I'm new here and not sure where to put this question, which is more of a mathematical question, but also involves some programming in python (mainly the use of numpy.fft).

I have a code which creates a square image with dimensions 4x4 arcsec running from -2 arcsec to +2 arcsec and is created on an 80x80 grid. To this I want to add another image. This second image is created through a FFT of an 80x80 grid and thus starts out in Fourier space. After the FFT, I want the image to have exactly the same dimensions in real space as the first image.

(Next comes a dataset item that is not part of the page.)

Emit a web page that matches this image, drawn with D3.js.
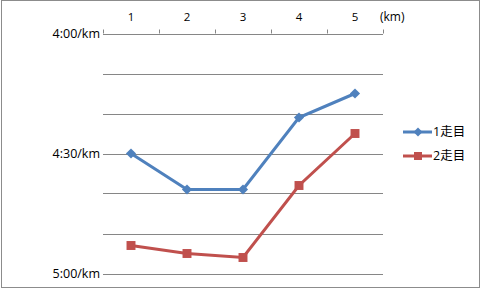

Because Fourier space represents the scales and the wavenumber is defined as k = 2pi/x (although in this case the numpy.fft uses the definition where I think k = 1/x), I thought the largest scale would have to have the smallest k-value and the smallest scale the largest k-value.

So if x_max = 2 (the dimensions in the x-direction of the first image) and dim_x = 80 (the number of columns in the grid):

k_x,max = 1/(2*x_max/dim_x)

k_x,min = 1/(2*x_max)

and let the grid in Fourier-space run from k_x,min to k_x,max (same for the y-direction)

I hope I explained this clearly enough, but I haven't been able to find any confirmation or explanation for this in the literature about FFT's and would really like to know if this correct.